Although Shapiro admits to personally disliking guns, the city numbers do not lie, and they paint a picture that does not bode well for the nation as regulations on guns become more restrictive.
A 1976 law in Washington D.C. banned firearms from everyone except police officers. This ban included residents of D.C. keeping firearms in their homes, although some were allowed to keep their firearms under the condition that they remain disassembled or trigger-locked. According to the city, broken guns were sufficient for private, law-abiding citizens to protect themselves.
Over the years since the ban took effect, gun violence rose. “It emboldened criminals because they knew that law-abiding District residents were unarmed and powerless to defend themselves. Violent crime increased after the law was enacted, with homicides rising to 369 in 1988, from 188 in 1976 when the ban started. By 1993, annual homicides had reached 454.”
Gun violence nearly tripled during the ban, and people’s constitutional right to keep and bear arms was clearly trampled on. In 2007, a D.C. appeals court ruled the ban unconstitutional and subsequently repealed the law, allowing people in D.C. to once again take advantage of their 2nd amendment right.

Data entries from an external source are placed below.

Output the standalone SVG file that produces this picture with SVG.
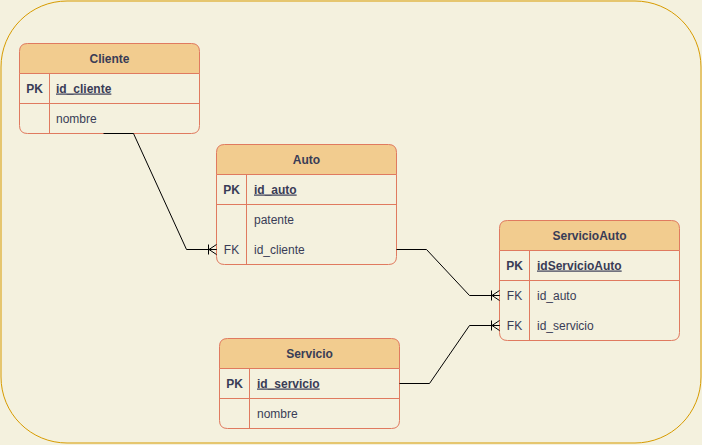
<svg xmlns="http://www.w3.org/2000/svg" width="702" height="445" viewBox="0 0 702 445">
<defs>
<style>
.hdr{fill:#F2CC8F;stroke:#E07A5F;stroke-width:1}
.body{fill:#F4F1DE;stroke:#E07A5F;stroke-width:1}
.ln{stroke:#E07A5F;stroke-width:1;fill:none}
text{font-family:"Liberation Sans",Arial,sans-serif;font-size:12px;fill:#393C56}
.t{font-weight:bold;text-anchor:middle}
.k{font-weight:bold;text-anchor:middle}
.kn{text-anchor:middle}
.pk{font-weight:bold;text-decoration:underline}
.edge{stroke:#000;stroke-width:1;fill:none}
</style>
<marker id="erMany" markerWidth="12" markerHeight="12" viewBox="0 0 12 12" refX="10" refY="6" orient="auto" markerUnits="userSpaceOnUse">
<path d="M2,1 L2,11 M2.5,6 L10,1 M2.5,6 L10,11 M2.5,6 L10,6" stroke="#000" stroke-width="1" fill="none"/>
</marker>
</defs>
<rect x="0" y="0" width="702" height="445" fill="#F4F1DE"/>
<rect x="1" y="1" width="700" height="442" rx="66" ry="66" fill="#F4F1DE" stroke="#D79B00" stroke-width="1"/>

<g id="Cliente">
<path class="hdr" d="M19.5,73.5 V51.5 Q19.5,43.5 27.5,43.5 H191.5 Q199.5,43.5 199.5,51.5 V73.5 Z"/>
<path class="body" d="M19.5,73.5 H199.5 V125.5 Q199.5,133.5 191.5,133.5 H27.5 Q19.5,133.5 19.5,125.5 Z"/>
<path class="ln" d="M19.5,103.5 H199.5 M49.5,73.5 V133.5"/>
<text class="t" x="109.5" y="62.5">Cliente</text>
<text class="k" x="34.5" y="92.5">PK</text>
<text class="pk" x="56" y="92.5">id_cliente</text>
<text x="56" y="122.5">nombre</text>
</g>

<g id="Auto">
<path class="hdr" d="M216.5,174.5 V152.5 Q216.5,144.5 224.5,144.5 H388.5 Q396.5,144.5 396.5,152.5 V174.5 Z"/>
<path class="body" d="M216.5,174.5 H396.5 V256.5 Q396.5,264.5 388.5,264.5 H224.5 Q216.5,264.5 216.5,256.5 Z"/>
<path class="ln" d="M216.5,204.5 H396.5 M246.5,174.5 V264.5"/>
<text class="t" x="306.5" y="163.5">Auto</text>
<text class="k" x="231.5" y="193.5">PK</text>
<text class="pk" x="254" y="193.5">id_auto</text>
<text x="254" y="223.5">patente</text>
<text class="kn" x="231.5" y="253.5">FK</text>
<text x="254" y="253.5">id_cliente</text>
</g>

<g id="ServicioAuto">
<path class="hdr" d="M499.5,250.5 V228.5 Q499.5,220.5 507.5,220.5 H671.5 Q679.5,220.5 679.5,228.5 V250.5 Z"/>
<path class="body" d="M499.5,250.5 H679.5 V332.5 Q679.5,340.5 671.5,340.5 H507.5 Q499.5,340.5 499.5,332.5 Z"/>
<path class="ln" d="M499.5,280.5 H679.5 M529.5,250.5 V340.5"/>
<text class="t" x="589.5" y="239.5">ServicioAuto</text>
<text class="k" x="514.5" y="269.5">PK</text>
<text class="pk" x="537" y="269.5">idServicioAuto</text>
<text class="kn" x="514.5" y="299.5">FK</text>
<text x="537" y="299.5">id_auto</text>
<text class="kn" x="514.5" y="329.5">FK</text>
<text x="537" y="329.5">id_servicio</text>
</g>

<g id="Servicio">
<path class="hdr" d="M219.5,368.5 V346.5 Q219.5,338.5 227.5,338.5 H391.5 Q399.5,338.5 399.5,346.5 V368.5 Z"/>
<path class="body" d="M219.5,368.5 H399.5 V420.5 Q399.5,428.5 391.5,428.5 H227.5 Q219.5,428.5 219.5,420.5 Z"/>
<path class="ln" d="M219.5,398.5 H399.5 M249.5,368.5 V428.5"/>
<text class="t" x="309.5" y="357.5">Servicio</text>
<text class="k" x="234.5" y="387.5">PK</text>
<text class="pk" x="257" y="387.5">id_servicio</text>
<text x="257" y="417.5">nombre</text>
</g>

<g id="connectors">
<path class="edge" d="M103.5,133.5 L133.5,133.5 L186.5,249.5 L216.5,249.5" marker-end="url(#erMany)"/>
<path class="edge" d="M396.5,249.5 L426.5,249.5 L469.5,295.5 L499.5,295.5" marker-end="url(#erMany)"/>
<path class="edge" d="M399.5,383.5 L429.5,383.5 L469.5,325.5 L499.5,325.5" marker-end="url(#erMany)"/>
</g>
</svg>
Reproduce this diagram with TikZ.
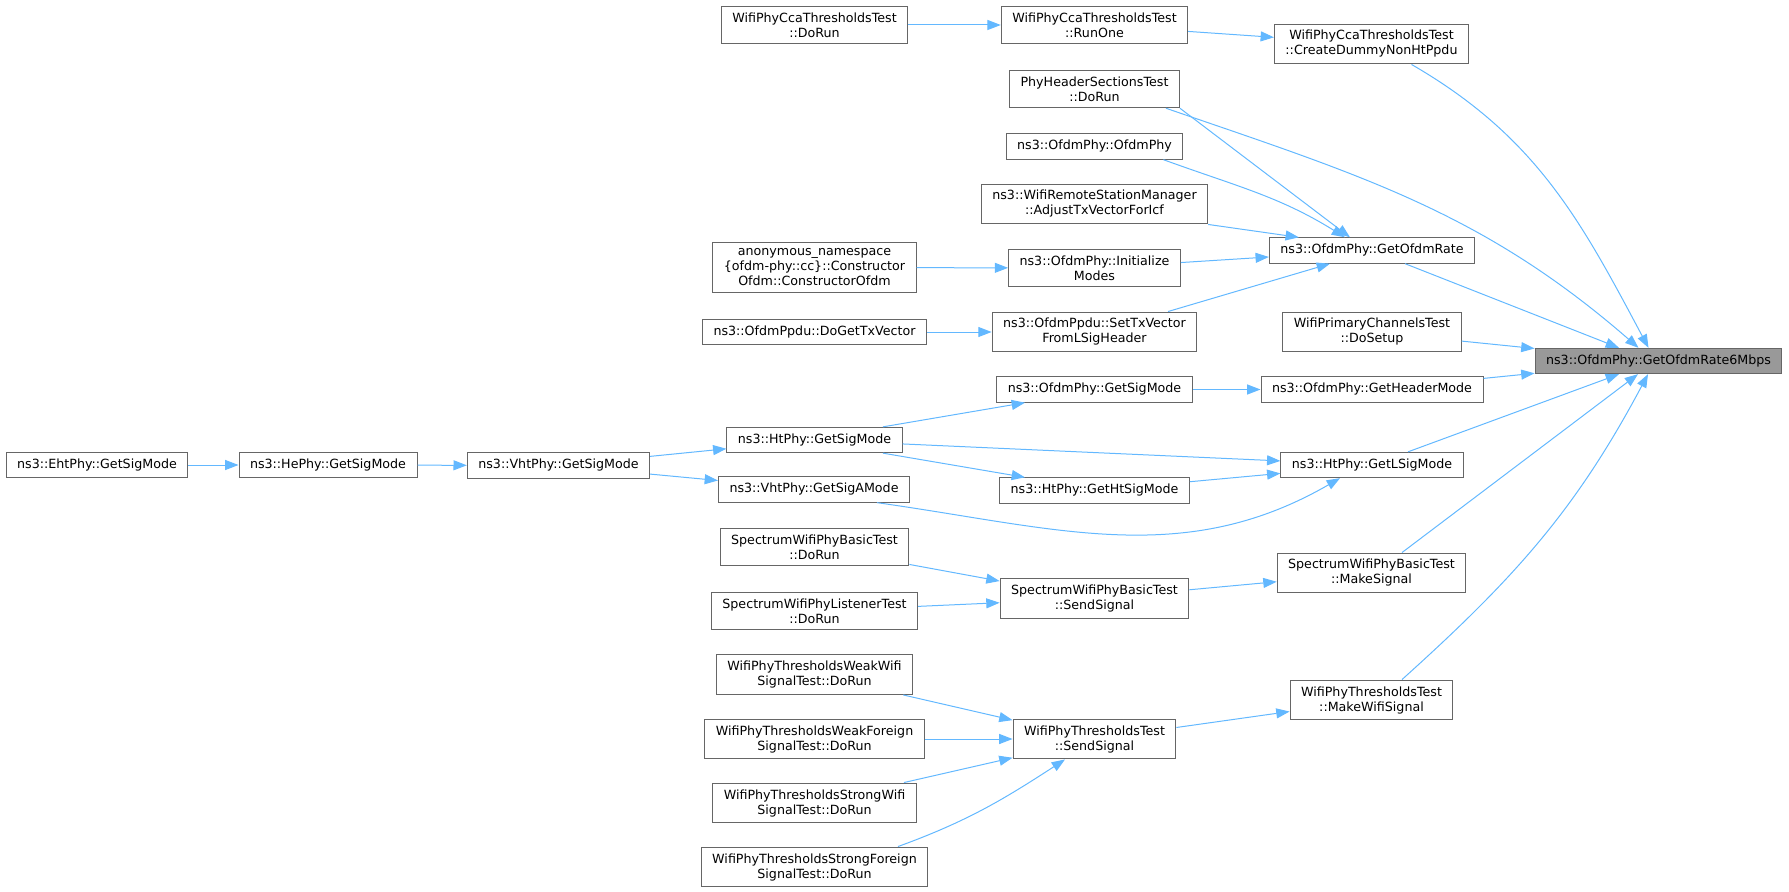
\documentclass[tikz,border=0pt]{standalone}
\usepackage{fontspec}
\setmainfont{DejaVu Sans}
\usepackage{tikz}
\usetikzlibrary{positioning,calc,arrows.meta}
\definecolor{edgeblue}{HTML}{63B8FF}
\definecolor{boxgray}{HTML}{666666}
\definecolor{mainfill}{HTML}{999999}

\begin{document}
\begin{tikzpicture}[x=0.75pt, y=-0.75pt, >={Triangle[length=10pt,width=7.5pt]}, every edge/.style={draw=edgeblue, line width=0.75pt, ->}]
		\tikzstyle{every node}=[draw=boxgray, fill=white, line width=0.75pt, align=center, inner xsep=8.25pt, inner ysep=4.75pt, minimum height=19pt, font=\fontsize{9.5}{11.25}\selectfont]
		\tikzstyle{target}=[fill=mainfill]
		\useasboundingbox (0,0) rectangle (1789,892);
		\begin{scope}
			\node (ccarun) at (814.5,25) {WifiPhyCcaThresholdsTest\\::DoRun};
			\node (runone) at (1094.5,25) {WifiPhyCcaThresholdsTest\\::RunOne};
			\node (dummy) at (1371.5,44) {WifiPhyCcaThresholdsTest\\::CreateDummyNonHtPpdu};
			\node (phyhdr) at (1094.5,89) {PhyHeaderSectionsTest\\::DoRun};
			\node (ofdmctor) at (1094.5,146.5) {ns3::OfdmPhy::OfdmPhy};
			\node (adjust) at (1094.5,204) {ns3::WifiRemoteStationManager\\::AdjustTxVectorForIcf};
			\node (anon) at (814.5,267.5) {anonymous\_namespace\\\{ofdm-phy::cc\}::Constructor\\Ofdm::ConstructorOfdm};
			\node (initmodes) at (1094.5,268) {ns3::OfdmPhy::Initialize\\Modes};
			\node (ofdmrate) at (1372,250.5) {ns3::OfdmPhy::GetOfdmRate};
			\node (gettxv) at (814.5,332) {ns3::OfdmPpdu::DoGetTxVector};
			\node (settxv) at (1094.5,332) {ns3::OfdmPpdu::SetTxVector\\FromLSigHeader};
			\node (primary) at (1372,332) {WifiPrimaryChannelsTest\\::DoSetup};
			\node[target] (rate6) at (1658.5,361) {ns3::OfdmPhy::GetOfdmRate6Mbps};
			\node (ofdmsig) at (1094.5,389.5) {ns3::OfdmPhy::GetSigMode};
			\node (hdrmode) at (1372,389.5) {ns3::OfdmPhy::GetHeaderMode};
			\node (htsig) at (814.5,440) {ns3::HtPhy::GetSigMode};
			\node (lsig) at (1372,465) {ns3::HtPhy::GetLSigMode};
			\node (htsigmode) at (1094.5,490.5) {ns3::HtPhy::GetHtSigMode};
			\node (vhtsiga) at (814,489.5) {ns3::VhtPhy::GetSigAMode};
			\node (vhtsig) at (558.5,465.5) {ns3::VhtPhy::GetSigMode};
			\node (hesig) at (328,465) {ns3::HePhy::GetSigMode};
			\node (ehtsig) at (97,465) {ns3::EhtPhy::GetSigMode};
			\node (specrun) at (814.5,547) {SpectrumWifiPhyBasicTest\\::DoRun};
			\node (listen) at (814.5,611) {SpectrumWifiPhyListenerTest\\::DoRun};
			\node (specsend) at (1094.5,598.5) {SpectrumWifiPhyBasicTest\\::SendSignal};
			\node (mksig) at (1371.5,573) {SpectrumWifiPhyBasicTest\\::MakeSignal};
			\node (weakwifi) at (814.5,674.5) {WifiPhyThresholdsWeakWifi\\SignalTest::DoRun};
			\node (weakfor) at (814.5,739) {WifiPhyThresholdsWeakForeign\\SignalTest::DoRun};
			\node (strongwifi) at (814.5,803) {WifiPhyThresholdsStrongWifi\\SignalTest::DoRun};
			\node (strongfor) at (814.5,867) {WifiPhyThresholdsStrongForeign\\SignalTest::DoRun};
			\node (thsend) at (1094.5,739) {WifiPhyThresholdsTest\\::SendSignal};
			\node (mkwifi) at (1371.5,700) {WifiPhyThresholdsTest\\::MakeWifiSignal};

			% top part
			\path (ccarun) edge (runone); \path (runone) edge (dummy);
			\path ($(dummy.south)+(40,0)$) edge[out=-30,in=118] ($(rate6.north)+(-10,0)$);
			\path (phyhdr.south east) edge ($(ofdmrate.north)+(-22,0)$);
			\path ($(phyhdr.south east)+(-14,0)$) edge[out=-19,in=139] ($(rate6.north)+(-20,0)$);
			\path ($(ofdmctor.south east)+(-20,0)$) edge[out=-20,in=148] ($(ofdmrate.north)+(-27,0)$);
			\path (adjust.south east) edge ($(ofdmrate.north west)+(30,0)$);
			\path (anon) edge (initmodes); \path (initmodes) edge (ofdmrate);
			\path (gettxv) edge (settxv);
			\path ($(settxv.north)+(73.5,0)$) edge ($(ofdmrate.south)+(-42,0)$);
			\path ($(ofdmrate.south)+(33,0)$) edge ($(rate6.north)+(-39.5,0)$);
			\path (primary) edge (rate6); \path (hdrmode) edge (rate6);
			\path (ofdmsig) edge (hdrmode);

			% sig modes
			\path ($(htsig.north)+(68.5,0)$) edge ($(ofdmsig.south)+(-69.5,0)$);
			\path (htsig) edge (lsig);
			\path ($(htsig.south)+(68.5,0)$) edge ($(htsigmode.north)+(-69.5,0)$);
			\path (htsigmode) edge (lsig);
			\path ($(vhtsiga.south)+(63,0)$) edge[out=-8,in=-150] ($(lsig.south)+(-32,0)$);
			\path ($(lsig.north)+(36,0)$) edge ($(rate6.south)+(-39.5,0)$);
			\path (vhtsig) edge (htsig); \path (vhtsig) edge (vhtsiga);
			\path (hesig) edge (vhtsig); \path (ehtsig) edge (hesig);

			% signals
			\path (specrun) edge (specsend); \path (listen) edge (specsend);
			\path (specsend) edge (mksig);
			\path ($(mksig.north)+(30.5,0)$) edge ($(rate6.south)+(-20.5,0)$);
			\path (weakwifi) edge (thsend); \path (weakfor) edge (thsend);
			\path (strongwifi) edge (thsend);
			\path ($(strongfor.north)+(83.5,0)$) edge[out=20,in=-147] ($(thsend.south)+(-29.5,0)$);
			\path (thsend) edge (mkwifi);
			\path ($(mkwifi.north)+(30.5,0)$) edge[out=42,in=-118] ($(rate6.south)+(-10.5,0)$);
		\end{scope}
	\end{tikzpicture}
\end{document}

Gun violence decreased sharply since the law’s repeal. In fact, less than 100 murders took place in the city in 2012, a far cry from the number of murders during the gun ban.
“The urge to drastically restrict firearms after mass murders like those at Sandy Hook Elementary School last month and in Aurora, Colo., in July, is understandable. In effect, many people would like to apply the District’s legal philosophy on firearms to the entire nation. Based on what happened in Washington, I think that would be a mistake. Any sense of safety and security would be a false one,” Shapiro wrote.